In the top picture I'm sitting on an old shooting stick I keep in the car, supported by walking sticks - nice and easy to get up from. In the second picture Ruth is holding the shooting stick. A pleasant morning's outing.
Monday, 9 July 2018
Saturday, 7 July 2018
The crossbow illustrated is my next major restoration job to be done. I purchased it last week in one of the major London auction rooms. It was made by J. Blancher of Attleborough (in Norfolk) probably in the mid / late 1600 -s ,and is (in its way) rather a handsome weapon.
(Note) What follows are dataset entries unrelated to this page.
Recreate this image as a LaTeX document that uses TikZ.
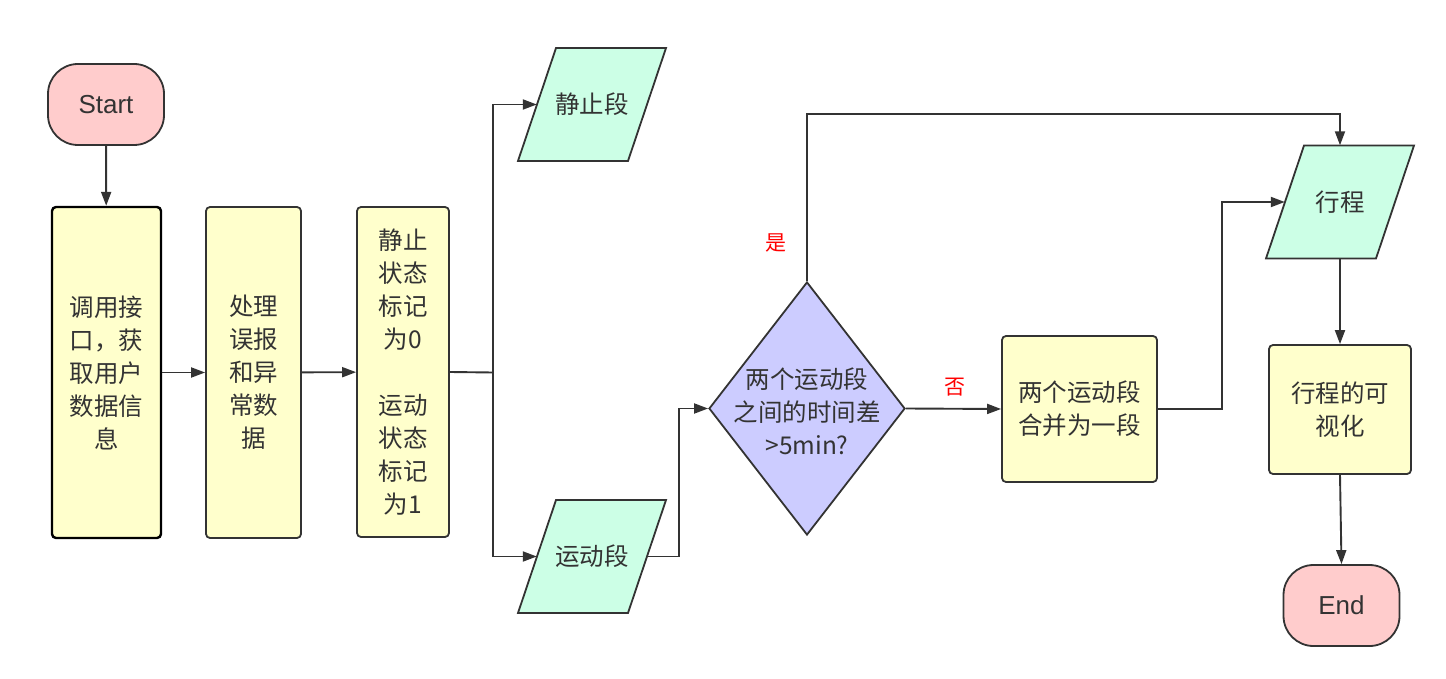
\documentclass[tikz,border=0pt]{standalone}
\usepackage{fontspec}
\setmainfont{Noto Sans CJK SC}
\newfontfamily\latfont{Liberation Sans}
\usetikzlibrary{arrows.meta,shapes.geometric}
\definecolor{linecol}{HTML}{333333}
\definecolor{termfill}{HTML}{FFCCCC}
\definecolor{boxfill}{HTML}{FFFFCC}
\definecolor{parafill}{HTML}{CCFFE6}
\definecolor{decfill}{HTML}{CCCCFF}
\tikzset{
  term/.style={draw=linecol,fill=termfill,line width=1.8pt,rounded corners=30pt,minimum width=116pt,minimum height=81pt,inner sep=0pt,text=linecol,font=\latfont\fontsize{26}{30}\selectfont},
  procbox/.style={draw=linecol,fill=boxfill,line width=1.8pt,rounded corners=4pt,inner sep=0pt,text=linecol,align=center,font=\fontsize{24.5}{33}\selectfont},
  parashape/.style={draw=linecol,fill=parafill,line width=1.8pt},
  parabox/.style={minimum width=110pt,minimum height=113pt,inner sep=0pt,text=linecol,font=\fontsize{24.5}{33}\selectfont},
  decshape/.style={diamond,draw=linecol,fill=decfill,line width=1.8pt,minimum width=196pt,minimum height=253pt,inner sep=0pt},
  conn/.style={draw=linecol,line width=1.9pt},
  arr/.style={conn,-{Triangle[length=14pt,width=10pt]}},
  yn/.style={text=red,font=\fontsize{21}{24}\selectfont,inner sep=0pt}
}
\newcommand\mypara[4]{%
  \filldraw[parashape] (#2-74,#3+56.5) -- (#2+36,#3+56.5) -- (#2+74,#3-56.5) -- (#2-36,#3-56.5) -- cycle;
  \node[parabox] (#1) at (#2,#3) {#4};}
\begin{document}
\begin{tikzpicture}[x=1pt,y=-1pt]
\useasboundingbox (0,0) rectangle (1446,679);
\node[term] (start) at (106,104.5) {Start};
\node[procbox,draw=black,line width=2.4pt,minimum width=109pt,minimum height=331pt] (b1) at (106.5,372.5) {调用接\\口，获\\取用户\\数据信\\息};
\node[procbox,minimum width=95pt,minimum height=331pt] (b2) at (253.5,372.5) {处理\\误报\\和异\\常数\\据};
\node[procbox,minimum width=92pt,minimum height=330pt] (b3) at (403,372) {静止\\状态\\标记\\为0\\[33pt]运动\\状态\\标记\\为1};
\mypara{still}{592}{104.5}{静止段}
\mypara{move}{592}{556.5}{运动段}
\node[decshape] (dec) at (807,408.5) {};
\node[text=linecol,align=center,font=\fontsize{24.5}{33}\selectfont,inner sep=0pt] (dect) at (807,411) {两个运动段\\之间的时间差\\>5min?};
\node[procbox,minimum width=155pt,minimum height=146pt] (merge) at (1079.5,409) {两个运动段\\合并为一段};
\mypara{trip}{1340}{202}{行程}
\node[procbox,minimum width=142pt,minimum height=129pt] (vis) at (1340,409.5) {行程的可\\视化};
\node[term] (end) at (1341.5,605.5) {End};
\coordinate (sp) at (493,372.5);
\draw[arr] (start) -- (b1);
\draw[arr] (b1) -- (b2);
\draw[arr] (b2) -- (b3);
\draw[conn] (b3.east) -- (sp);
\draw[arr] (sp) |- (still.west);
\draw[arr] (sp) |- (move.west);
\draw[arr] (move.east) -- ++(32,0) |- (dec.west);
\draw[arr] (dec.north) -- ++(0,-167) -| (trip.north);
\draw[arr] (dec.east) -- (merge.west);
\draw[arr] (merge.east) -- ++(64,0) |- (trip.west);
\draw[arr] (trip.south) -- (vis.north);
\draw[arr] (vis.south) -- (end.north);
\node[yn] (yes) at (776,243) {是};
\node[yn] (no) at (955,387) {否};
\end{tikzpicture}
\end{document}
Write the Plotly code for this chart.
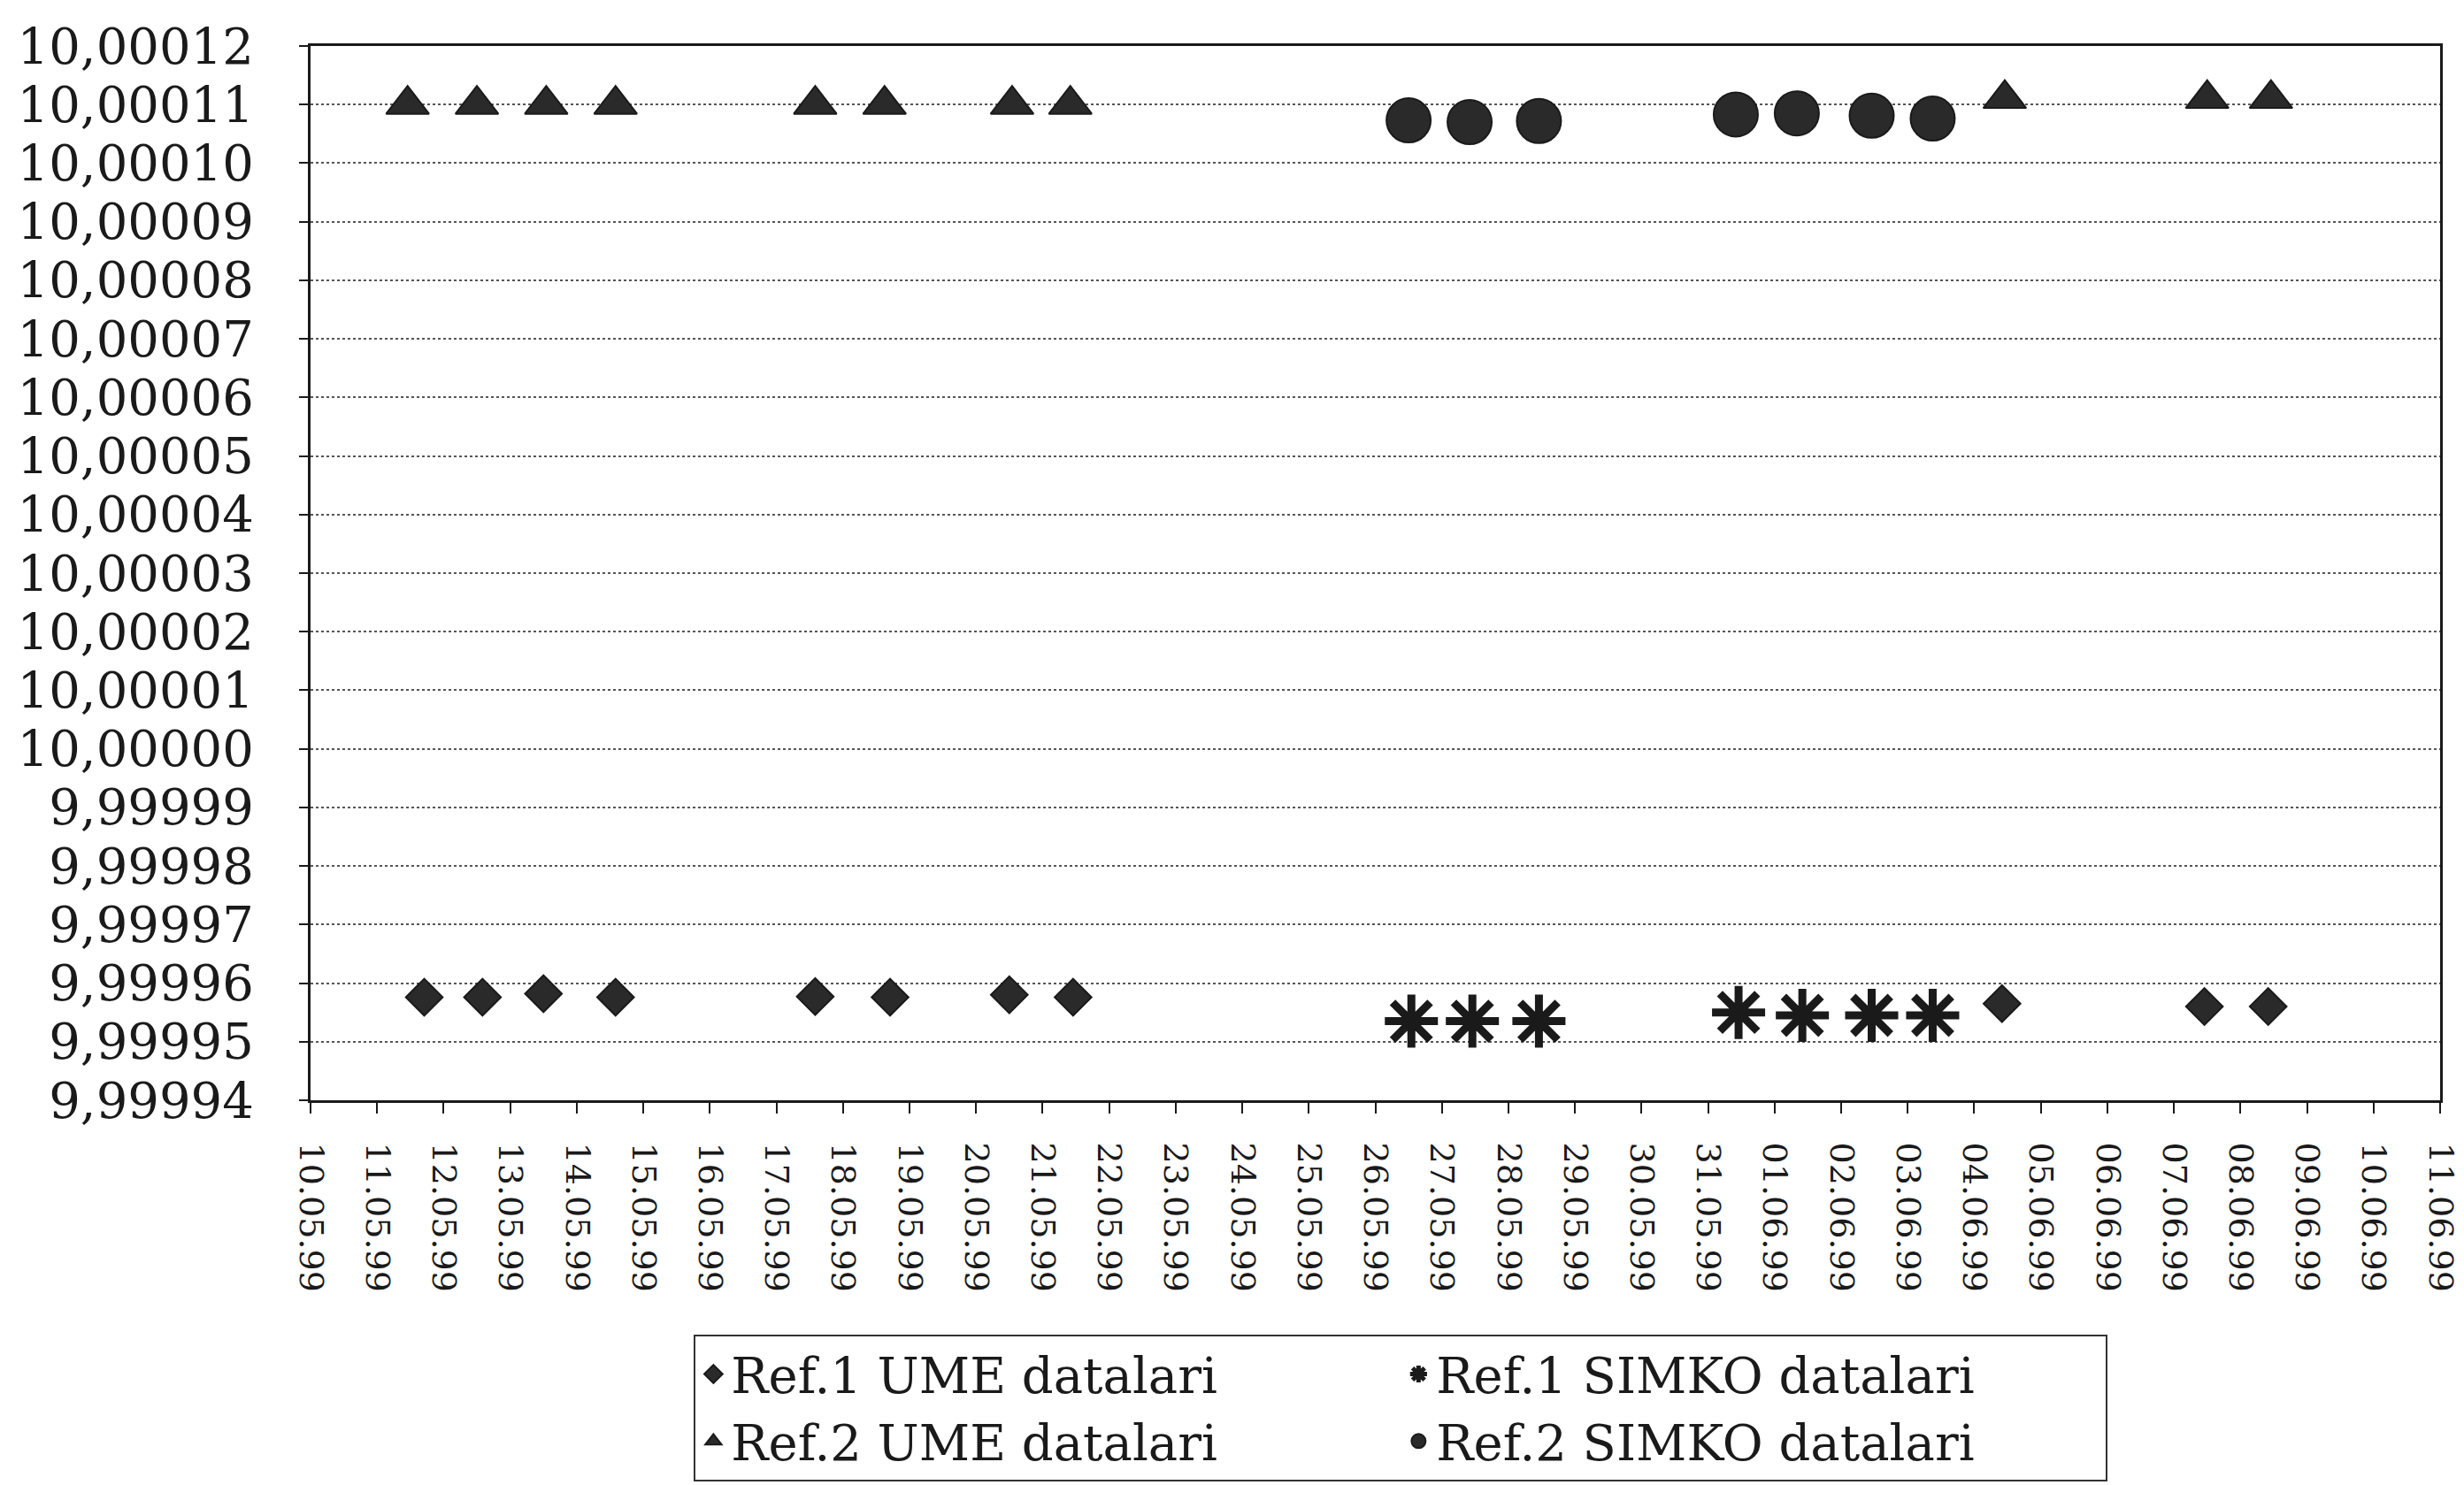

Since then I have been studying Sir Ralph Payne - Gallwey's book 'The
Crossbow'. It was first published in 1903, and has (to my mind) never been bettered as a text book on crossbows. There are four small iron parts to be made, which will fix the bow firmly into the stock , and two more slightly larger iron pieces that keep everything firmly in position. All are illustrated in Payne -Gallwey's book, and will have to be made to the correct sizes of the vacant holes in the stock. In a repair job of this sort the holes that remain in the stock, dictate accurately the sizes of the missing parts. It should take a while (and keep me busy). Must try and remember to take 'after' pictures to show when all's done -watch this space.
Just been called up for lunch by Ruth.